MacNamara is now the top staffer for Senate President Mike Haridopolos, who was embarrassed by a late-session meltdown this year that led to the defeat of several bills pushed by Senate leaders.
And MacNamara was a key player in fighting Scott's method to crack down on pill mills: stopping doctors from dispensing drugs in-house. Ultimately, Scott's office, House Speaker Dean Cannon and Attorney General Pam Bondi pressured Haridopolos to move the legislation.
Meanwhile, his resume reads like a Who's Who of Tallahassee.
He's chief of staff for Haridopolos, was chief of staff for Thrasher, lobbied for JP Morgan Securities, Anheuser-Busch and Florida Association of Health Plans, ran a state agency for former Gov.
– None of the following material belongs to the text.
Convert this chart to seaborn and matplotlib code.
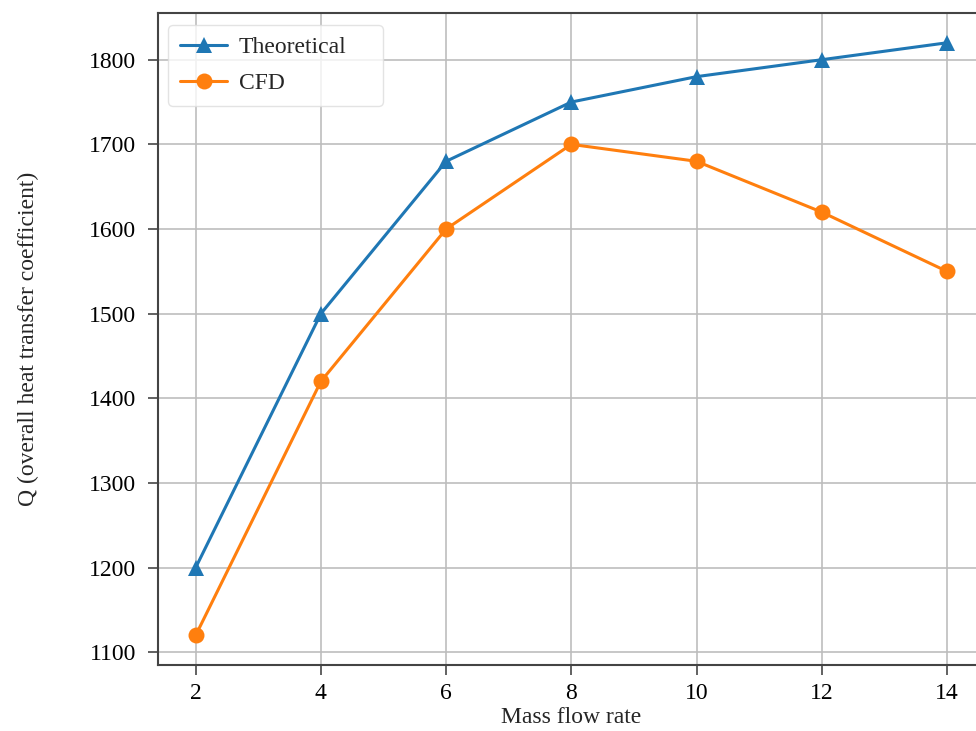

Bob Martinez and is on his third unpaid leave from a six-figure salary at Florida State University, where he's a tenured communications professor.
He earns $175,000 per year in his dual role as staff chief and top attorney in Haridopolos' office. Mike Prendergast, Scott's current chief of staff who will be officially installed Wednesday as head of the Florida Department of Veterans' Affairs, was paid $150,000.
Sen. Don Gaetz, R-Niceville, who is expected to succeed Haridopolos as Senate president, said MacNamara is "one of the most experienced and skillful advisers and policy wonks I've ever met."
"Steve would bring some adult supervision to any team," Gaetz said.